The stranded steel winch cable needed some maintenance before it could be used.  At least two breaks were mended, using aluminium ferrules in a portable hydraulic press, and Phil Hawkins demonstrated how to splice the cable onto the shackle at the top end, near where it hooks on to the glider.  

May 15th:  The settled spell of fine weather meant that flying was possible on every one of the 16 ‘Mayfest’ days this year, although there was one day in which the only flying was done by a visiting motor glider.  Tuesday in the second week was particularly good with high cloudbases and sparkling visibility.  Several pilots visited Ben Nevis in the course of their cross-country flights.  Gordon Craig, a guest pilot from Oxfordshire, even brought back photos of the summit looking upwards from below!

During routine maintenance on our Robin tow plane, a problem was identified with the undercarriage.  This will ground it for a while until repairs are effected.  By the following day, however, a replacement Pawnee had been hired from the Deeside Gliding Club at Aboyne.  Paul Myers, one of our tow plane pilots who hadn’t flown one of these for 24 years, was delighted!  Hangar packing in the evenings with this big beast was a bit of a puzzle, though.

This week's photo is by Andy Farr. 

May 8th:  Beautiful sky-blue days and chilly clear nights featured in the first ‘Mayfest’ week.  Flying has been possible every day so far, and although the mountain waves have not been as exceptionally good as last year, nevertheless some remarkable  flights have been made.  Thursday was memorable with four different pilots visiting Ben Nevis at heights up to 12,000ft.  Visitors and club members alike enjoy watching the display screen in the clubhouse that tracks each glider’s GPS unit against a map of the highlands.

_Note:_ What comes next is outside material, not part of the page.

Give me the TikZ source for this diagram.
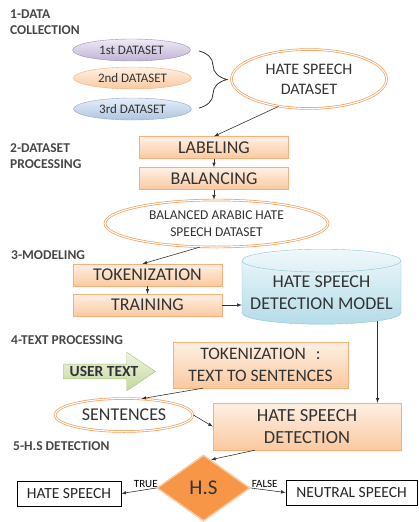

Highlight of the week was the big party on Saturday in honour of our President’s 80th birthday.  Bill Longstaff was a founder member of the club in 1966 and is still an active pilot and instructor.  About 100 members and friends had gathered to enjoy live music, local beers, a hog roast, the massive cairngorm sausages and desserts from the naughty cake shop.  Caroline Hayes is pictured carving the pig (photo by Robert Maclean).

Although we need to remember that flying is the main reason we are here, it isn't the only thing we do well!  

May 1st:  Our annual ‘Mayfest’ event is well under way in which we play host to visiting experienced pilots from other gliding clubs around the UK.  They come to sample the delights of flying among the mountains, providing challenges which most other clubs don’t have.

Thomas Eccles (15) had a flight of a lifetime with Nick Norman, mostly in that other world up there above the clouds at heights up to 18,000ft.   They navigated around Tomintoul to the east and Roy Bridge to the west in less than 2½ hours.  Try doing that in a car!  Thomas is pictuired in the back seat of the mighty ASH-25E wearing parachute and oxygen cannula.

For these two weeks the airfield will be active daily, weather permitting, and next week is of particular interest to the ‘Walking On Air’ disabled group who will be paying their annual visit.  Their gliders have modified controls allowing the rudder to be operated by the left hand instead of the feet, which gives wheelchair pilots total equality with the able-bodied.

Unusual birds spotted from the clubhouse windows this week include the osprey, wheatear, ring ouzel and red-legged partridge.  Hares with their characteristic black ear tips are also resident on the airfield.